Information released officially about a major clandestine operation is usually open to question. No security agency would want to tip off its adversaries, even its allies, to style, partnerships, and capabilities. That, plus certain incompetence in communications strategy, would apply to the versions given about an Abbottabad attack on one of the most wanted individuals residing in relative tranquility near a major military base.

Any detail would have a serious impact within American and Pakistani establishments and -- more important -- on relations between the U.S. and Pakistani-Afghan set-up.

There are those who doubt that the U.S. was not already informed of the location; an infiltrated Pakistani security service would not risk completely antagonizing one of its main regional partners and -- more to the point -- major benefactor since the Mujahidin fight against Soviet presence and the establishment of a spreading Taliban movement to replace a chaotic warlord conflict.

A number of regional observers believed that Osama bin Laden was operationally delusional since 2005, particularly after his two main "trusted" operatives Khaled Sheikh Mohammed (whose protege was reportedly the "messenger" that inadvertently led to Abbottabad but it was unclear whether he was there during the announced raid), and Seif al-Adel El-Libi, reportedly his "military strategist".

Recent uprisings in Tunis, then Cairo, confirmed that bin Laden was no longer relevant in the Arab world.

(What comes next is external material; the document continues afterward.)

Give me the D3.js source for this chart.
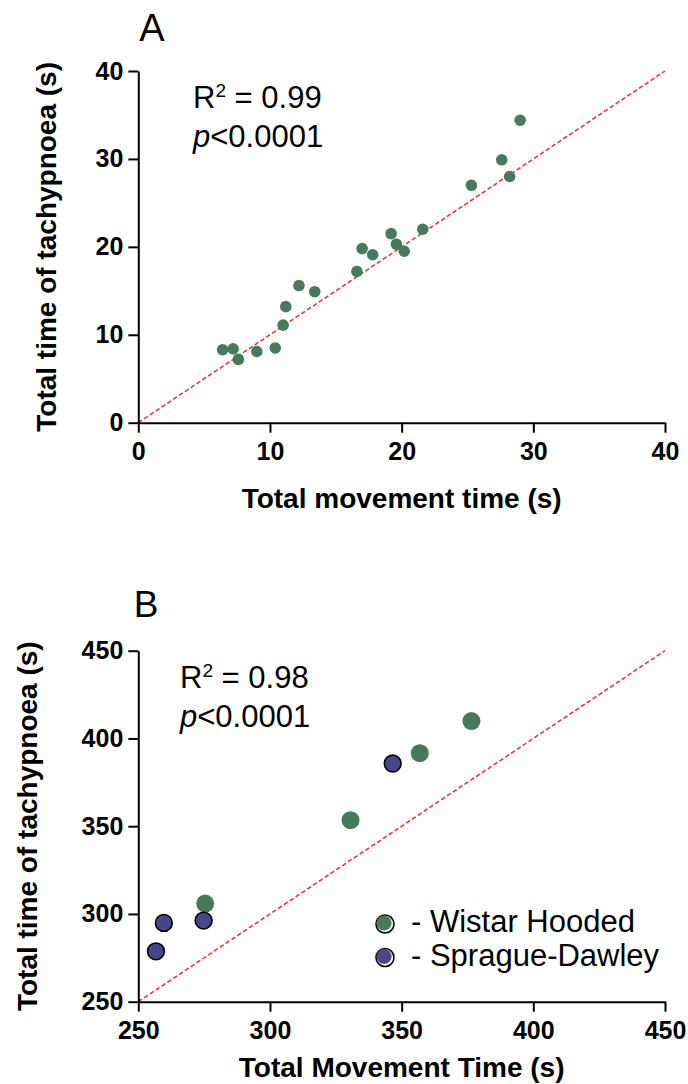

In an overwhelming popular peaceful display, the hallowed name of Islam was liberated from those who had kidnapped it. No doubt, the sight of Arab youth demanding individual freedom, men and women joining together, Moslems and Christians offering their bodies as human shields to protect each other's prayers, unified voices denouncing despotic rule - even those using religion as a pretext to persecute, dynamic male and female bloggers Twittering their way to Tahrir Square, peaceful - yes peaceful - action for change, clearly repudiated bin Laden's rhetoric that caused as much harm to Arabs and Moslems as it did to his proclaimed adversaries.

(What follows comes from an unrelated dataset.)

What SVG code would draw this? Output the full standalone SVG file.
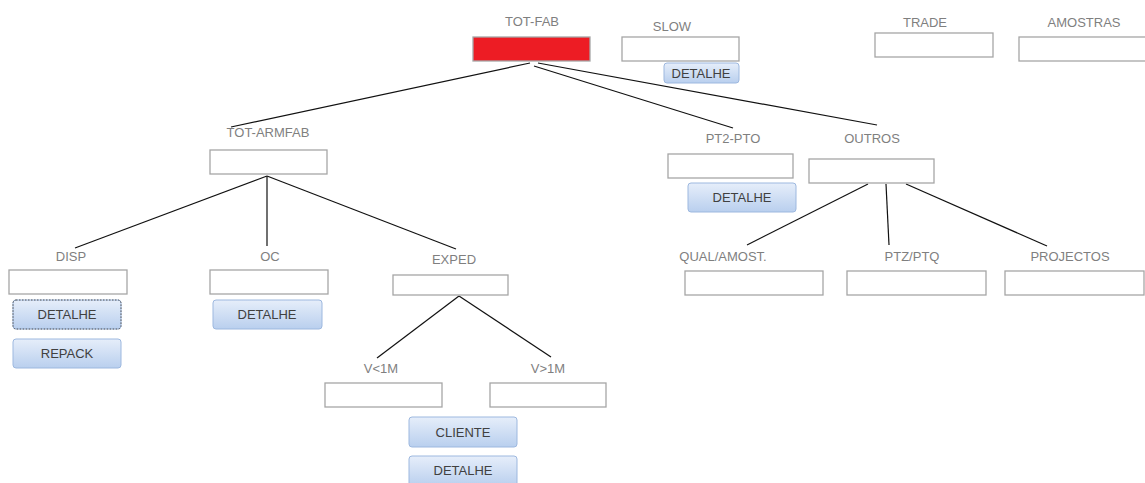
<svg xmlns="http://www.w3.org/2000/svg" width="1145" height="483" viewBox="0 0 1145 483">
<defs>
<linearGradient id="btn" x1="0" y1="0" x2="0" y2="1">
<stop offset="0" stop-color="#e6eefa"/>
<stop offset="1" stop-color="#b9cfee"/>
</linearGradient>
</defs>
<style>
.lbl{font-family:"Liberation Sans",Arial,sans-serif;font-size:13px;fill:#7f7f7f;text-anchor:middle}
.box{fill:#fff;stroke:#a6a6a6;stroke-width:1.3}
.btn{fill:url(#btn);stroke:#9db8df;stroke-width:1}
.bt{font-family:"Liberation Sans",Arial,sans-serif;font-size:13px;fill:#404040;text-anchor:middle}
.ln{stroke:#111;stroke-width:1.2;fill:none}
</style>
<rect width="1145" height="483" fill="#fff"/>
<g id="connectors">
<line class="ln" x1="530" y1="63" x2="231" y2="127"/>
<line class="ln" x1="534" y1="66" x2="733" y2="128"/>
<line class="ln" x1="538" y1="63" x2="877" y2="125"/>
<line class="ln" x1="267" y1="176" x2="75" y2="248"/>
<line class="ln" x1="267" y1="176" x2="267" y2="246"/>
<line class="ln" x1="267" y1="176" x2="456" y2="249"/>
<line class="ln" x1="459" y1="296" x2="377" y2="358" stroke-width="1.8"/>
<line class="ln" x1="459" y1="296" x2="551" y2="357" stroke-width="1.8"/>
<line class="ln" x1="868" y1="184" x2="747" y2="245" stroke-width="2"/>
<line class="ln" x1="886" y1="184" x2="889" y2="245" stroke-width="1.6"/>
<line class="ln" x1="906" y1="184" x2="1047" y2="246"/>
</g>
<g id="tot-fab"><text class="lbl" x="532" y="26">TOT-FAB</text><rect x="473" y="37" width="117" height="24" fill="#ed1c24" stroke="#a6a6a6" stroke-width="1.3"/></g>
<g id="slow"><text class="lbl" x="672" y="31">SLOW</text><rect class="box" x="622" y="37" width="117" height="24"/>
<rect class="btn" x="664" y="63" width="75" height="20" rx="3"/><text class="bt" x="701" y="78">DETALHE</text></g>
<g id="trade"><text class="lbl" x="925" y="27">TRADE</text><rect class="box" x="875" y="33" width="118" height="24"/></g>
<g id="amostras"><text class="lbl" x="1084" y="27">AMOSTRAS</text><rect class="box" x="1019" y="37" width="130" height="24"/></g>
<g id="tot-armfab"><text class="lbl" x="268" y="137">TOT-ARMFAB</text><rect class="box" x="210" y="150" width="117" height="24"/></g>
<g id="pt2-pto"><text class="lbl" x="733" y="143">PT2-PTO</text><rect class="box" x="668" y="154" width="125" height="24"/>
<rect class="btn" x="688" y="183" width="108" height="29" rx="3"/><text class="bt" x="742" y="202">DETALHE</text></g>
<g id="outros"><text class="lbl" x="872" y="143">OUTROS</text><rect class="box" x="809" y="159" width="125" height="24"/></g>
<g id="disp"><text class="lbl" x="71" y="261">DISP</text><rect class="box" x="9" y="270" width="118" height="24"/>
<rect class="btn" x="13" y="300" width="108" height="29" rx="3"/><rect x="13" y="300" width="108" height="29" rx="3" fill="none" stroke="#555" stroke-width="1" stroke-dasharray="1.5 1.5"/><text class="bt" x="67" y="319">DETALHE</text>
<rect class="btn" x="13" y="339" width="108" height="29" rx="3"/><text class="bt" x="67" y="358">REPACK</text></g>
<g id="oc"><text class="lbl" x="270" y="261">OC</text><rect class="box" x="210" y="270" width="118" height="24"/>
<rect class="btn" x="213" y="300" width="109" height="29" rx="3"/><text class="bt" x="267" y="319">DETALHE</text></g>
<g id="exped"><text class="lbl" x="454" y="264">EXPED</text><rect class="box" x="393" y="275" width="115" height="20"/></g>
<g id="v-lt-1m"><text class="lbl" x="381" y="373">V&lt;1M</text><rect class="box" x="325" y="383" width="117" height="24"/>
<rect class="btn" x="409" y="417" width="108" height="30" rx="3"/><text class="bt" x="463" y="437">CLIENTE</text>
<rect class="btn" x="409" y="456" width="108" height="30" rx="3"/><text class="bt" x="463" y="475">DETALHE</text></g>
<g id="v-gt-1m"><text class="lbl" x="548" y="373">V&gt;1M</text><rect class="box" x="490" y="383" width="116" height="24"/></g>
<g id="qual-amost"><text class="lbl" x="723" y="261">QUAL/AMOST.</text><rect class="box" x="685" y="271" width="138" height="24"/></g>
<g id="ptz-ptq"><text class="lbl" x="912" y="261">PTZ/PTQ</text><rect class="box" x="847" y="271" width="139" height="24"/></g>
<g id="projectos"><text class="lbl" x="1070" y="261">PROJECTOS</text><rect class="box" x="1005" y="271" width="139" height="24"/></g>
</svg>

Briefly, bin Laden's impact was over long before his announced demise. The main real question may be about timing. Why now?

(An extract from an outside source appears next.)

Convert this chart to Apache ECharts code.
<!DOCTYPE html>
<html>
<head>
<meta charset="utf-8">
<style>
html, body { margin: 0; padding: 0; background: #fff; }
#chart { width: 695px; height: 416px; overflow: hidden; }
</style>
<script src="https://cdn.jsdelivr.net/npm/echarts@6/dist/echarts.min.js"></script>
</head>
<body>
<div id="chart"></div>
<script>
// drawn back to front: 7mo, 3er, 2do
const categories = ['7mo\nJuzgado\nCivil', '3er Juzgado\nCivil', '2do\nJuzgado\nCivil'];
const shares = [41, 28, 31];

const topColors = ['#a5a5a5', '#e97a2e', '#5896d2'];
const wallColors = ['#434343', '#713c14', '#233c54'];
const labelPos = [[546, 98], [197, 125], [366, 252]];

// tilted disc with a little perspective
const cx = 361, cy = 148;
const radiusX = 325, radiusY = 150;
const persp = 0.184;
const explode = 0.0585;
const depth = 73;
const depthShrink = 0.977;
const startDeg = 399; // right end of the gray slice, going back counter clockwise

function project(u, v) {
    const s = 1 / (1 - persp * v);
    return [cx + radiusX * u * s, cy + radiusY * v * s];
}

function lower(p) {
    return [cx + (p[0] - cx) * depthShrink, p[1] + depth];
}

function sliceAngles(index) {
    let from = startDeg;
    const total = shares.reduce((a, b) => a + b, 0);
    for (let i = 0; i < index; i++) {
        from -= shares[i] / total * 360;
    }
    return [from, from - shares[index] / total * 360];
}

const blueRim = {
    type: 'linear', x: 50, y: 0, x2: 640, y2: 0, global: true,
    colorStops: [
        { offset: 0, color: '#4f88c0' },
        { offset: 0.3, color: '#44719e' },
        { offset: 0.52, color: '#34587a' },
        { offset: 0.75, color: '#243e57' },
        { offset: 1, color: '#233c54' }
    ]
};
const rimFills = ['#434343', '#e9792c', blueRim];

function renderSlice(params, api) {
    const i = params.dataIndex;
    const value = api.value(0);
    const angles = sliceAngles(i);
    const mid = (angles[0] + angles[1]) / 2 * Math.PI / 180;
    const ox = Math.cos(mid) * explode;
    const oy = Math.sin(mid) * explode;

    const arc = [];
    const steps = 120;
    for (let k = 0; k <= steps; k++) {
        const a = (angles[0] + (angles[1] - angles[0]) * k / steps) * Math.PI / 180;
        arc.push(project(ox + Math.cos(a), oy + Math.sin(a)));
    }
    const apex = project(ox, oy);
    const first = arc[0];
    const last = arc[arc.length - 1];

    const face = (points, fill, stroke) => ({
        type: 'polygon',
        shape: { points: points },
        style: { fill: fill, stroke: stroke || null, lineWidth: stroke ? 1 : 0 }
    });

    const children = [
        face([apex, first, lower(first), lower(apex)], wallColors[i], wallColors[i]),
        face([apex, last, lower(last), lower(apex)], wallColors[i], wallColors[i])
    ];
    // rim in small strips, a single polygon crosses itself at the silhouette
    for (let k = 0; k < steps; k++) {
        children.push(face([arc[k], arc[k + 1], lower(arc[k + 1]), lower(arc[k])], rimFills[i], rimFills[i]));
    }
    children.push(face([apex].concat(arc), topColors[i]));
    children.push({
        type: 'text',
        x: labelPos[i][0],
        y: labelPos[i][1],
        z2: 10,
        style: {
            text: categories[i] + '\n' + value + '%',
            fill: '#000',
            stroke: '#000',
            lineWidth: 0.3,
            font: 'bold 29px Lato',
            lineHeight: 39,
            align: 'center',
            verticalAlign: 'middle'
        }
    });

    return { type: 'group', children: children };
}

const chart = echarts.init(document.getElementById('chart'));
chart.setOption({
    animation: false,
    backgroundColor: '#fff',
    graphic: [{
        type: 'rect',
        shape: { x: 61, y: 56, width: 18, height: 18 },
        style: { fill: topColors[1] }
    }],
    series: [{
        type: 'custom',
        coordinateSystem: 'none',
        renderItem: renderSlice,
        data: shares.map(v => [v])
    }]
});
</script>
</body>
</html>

Such major operations would usually aim at several purposes. More than one whale would be targeted by so many seals.

Only those in the inner circle of authority could identify the intended outcomes; yet they are unlikely to do so even in the most transparent of societies. There are also unintended results which even they, including the President of the U.S. who took the final decision, will be unable to fully control.

Others, like us, could only speculate. Internally in U.S. politics, President Obama got most of the credit for an accomplishment, while CIA Chief Panetta was profusely congratulated. If there was a delay until the media-savvy and popular General Patreus takes over as head of the clandestine venture, the reverse would be more likely. In Pakistan, the vulnerable President Zardari seems to have been spared while Army Chief Kayani and Intelligence Chief General Shuja were cornered for an explanation. But these are peripheral issues, however politically important.

A main outcome is that elimination of the major Al-Qaeda figure in the Afghan-Pakistan region will clear the way for an appropriate exit strategy. Taliban will be more amenable to a discreet deal when it is not hampered by an obligation towards a "historic" benefactor. Hamid Karzai has more leeway to bargain with opposition local chieftains like the Haqqanis, who most likely would now be inclined to accept an agreed reward in the field. The new U.S. Ambassador, Ryan Crocker, a level-headed veteran of Lebanon, Syria and Iraq, will be more likely to seize on the available openings, working closely with an equally experienced partner from the Iraq days, General David Patreus, who by then will be planning as usual, this time from a very pivotal spot in McLean, Virginia.

During the last few months, U.S. officials, congressmen, and "think tanks" had intensified their search for an exit strategy from Afghanistan. A few weeks ago, two experienced diplomats with an outstanding international record, U.S. Ambassador Thomas Pickering and Algerian/U.N. Envoy Lakhdar Brahimi published an outcome of efforts by a team of experts that made a close survey of the situation there and proposed an arranged exit, including a deal with the Taliban. What was needed to activate the plan, they explained, was a "Facilitator" that would pave the way and lead the process.

Obviously, the sudden declared death of bin Laden is a major "facilitator" for an agreed exit from Afghanistan. That was an absence of a negative element. What remains to be needed now is a POSITIVE "facilitator". Whatever the name -- mediator, back-channeler, negotiator, facilitator -- could the U.N. offer a framework for the main players to declare victory and redeploy?